Let me follow that far-reaching prediction with a layup: Food halls are going to be as strong and hip as ever. There is a caveat here, though – cracks are starting to form in its facade, and it is starting to feel like Peak Food Hall may be a year or two away. When that happens, the pretenders that rushed into the concept chiefly to separate funds from the hipster set will fade, leaving the market to long-established joints or the newer venues that have built up cred and clientele at a deliberate, less flashier pace. Until then, we’ll have to continue dealing with food halls of all shapes, sizes, and relevance experimenting with fermentation and overusing the word “curated.”

Going back to a more brazen prediction – and jumping into the realm of travel – the Twin Cities will be considered a trendy destination in 2018. Hear me out on this one. Minneapolis is hosting the Super Bowl in 2018. It’s the first one they’ve hosted since 1992, and the first one they’ve hosted in the shiny new stadium they built last year. The two cities have built several gleaming hotels in preparation of the Big Game, and these new venues will most likely be marketed hard in pursuit of tourism and the conventioneer dollars once the game transforms into a memory. There’s plenty to market here, too: they have the enormous Mall of America, their restaurant scene has sufficient buzz, they have a ridiculously large live theater scene – only New York has more theater per capita – and Prince’s nearby estate Paisley Park is now open for tours, making its transformation into funky Graceland inevitable. All the elements are in place to make it a stellar alternative to Chicago for Upper Midwestern tourism.

One trend I am convinced will happen is a larger market presence of Georgian wines. I’ve written about them before, and they’re fascinating. They’re also far from newcomer status – they’ve been around for around 8,000 years according to traditional lore and archaeological findings. For the first time in their lengthy history, they have enough product and marketing power to seriously push out toward the masses. This couldn’t come at a better time. Their unique, skin-on style of winemaking yields funky-hued wines spilling with characteristics more common in cider than wine, something that seems bound to attract hipster imbibers hunting down the next drinkable thrill. It’s not a stretch to assume some places will start serving Georgian wines as a way to court this demographic.

2018 also feels like the year people turn their back on kale. I gotta be honest here; I’m not doing a jig over this one. I like the stuff, especially when it’s roasted and sprinkled with a touch of sea salt. However, I’ve been hearing grumblings about its ubiquitous presence for a while now. These grumblings are significantly more noticeable than similar complaints around brussels sprouts, even though kale tends to get onto the plate in more creative ways. Such eye-rolling will get to its organic tipping point within 12 months, resulting in a backlash. It’s probably for the best. There’s only so many kale chips I can eat.

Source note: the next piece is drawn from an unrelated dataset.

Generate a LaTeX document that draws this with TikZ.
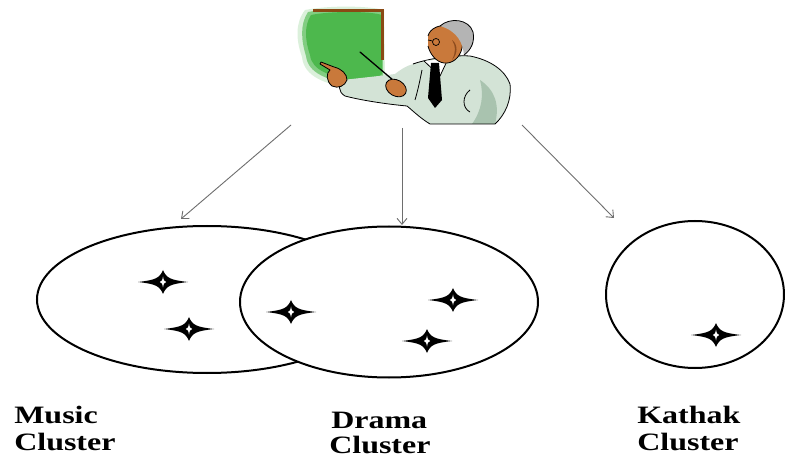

After that paragraph, it feels almost hypocritical to predict a rise in vegetarian and vegan options coming our way. But there’s enough evidence to predict an upsurge may be happening, too. If you’re an optimist, you may see this potential trend as an honorable way to expand the concept of healthy eating to the masses. If you’re a cynic like me, you’ll think the trend stems from corporations looking at vegetarians and vegans and realizing there’s a market to be had. If this latter wasn’t true, McDonald’s probably wouldn’t have test marketed the McVegan burger in Scandinavia last year. But they did, and it was so successful, they’re turning it into an official menu item in Sweden and Finland. Even though the McVegan isn’t close to coming to the U.S. yet, it can still probably be interpreted as a toe dip before a full-fledged dive takes place.

Again, most of these predictions will be horribly wrong and possibly subject to ridicule. Those that are right are purely due to happenstance, so I will not be accepting any robes and wizard hats from any of you. Happy New Year!